I feel an extra need to indulge in a spot of giggling at the moment as we are going through some personal family life challenges at the moment that are making life that little bit more emotional, raw and painful. But we are a family bursting with love, and it's for that reason that I know we can get through the challenges together. When it's less raw, and less likely to set me off crying again, I may well share; but until then I undertake the usual human trait of short-term avoidance tactics and instead indulge in the distraction of my daughters' naivety.
So what have they been saying? It's no surprise that it's the youngest who has produced the most chuckle inducing moment this month. My husband took her swimming for a treat, and they took her new floats. The floats are the long thin sausage-shaped floats that they use in her weekly swimming lessons. We bought a couple of take away when we go on our summer holidays and a test run was required.
They had plenty of fun swimming in the pool and eventually exited, dripping wet, back to the changing rooms.
The changing rooms are those 'family' based ones. It's all genders, but with individual cubicles in corridors, with separate lockers. My husband and daughter began getting dry in their cubicle whilst other families were similarly changing in cubicles either side.
"Daddy.

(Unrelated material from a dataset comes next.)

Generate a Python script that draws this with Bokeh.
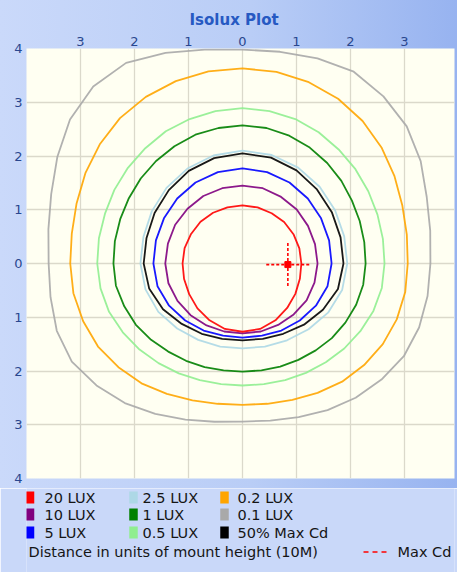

Your big sausage is dripping all over!" says our innocent younger, in her 'slightly too loud' voice; meaning, of course, that the sausage shaped float was dripping water all over the floor in the cubicle.
Needless to say you could hear the stifled giggles from neighbouring cubicles. I just hope they'd seen the float and knew what she was really talking about!!
Husband went pink. Obviously.
But it's not just the children saying inappropriate things this month. On leaving my office I meant to ask my colleague if she could turn off the plug sockets for my computer and printer at the wall on her way out, as I had already crossed the room to the door before realising I'd forgotten to do so. It's all part of a strict energy saving programme at my workplace.
What I actually said was; "Can you flick me off on your way out, please?"
Can you beat those? What have your children been saying to embarrass you? Or have you, like me, managed to embarrass yourself?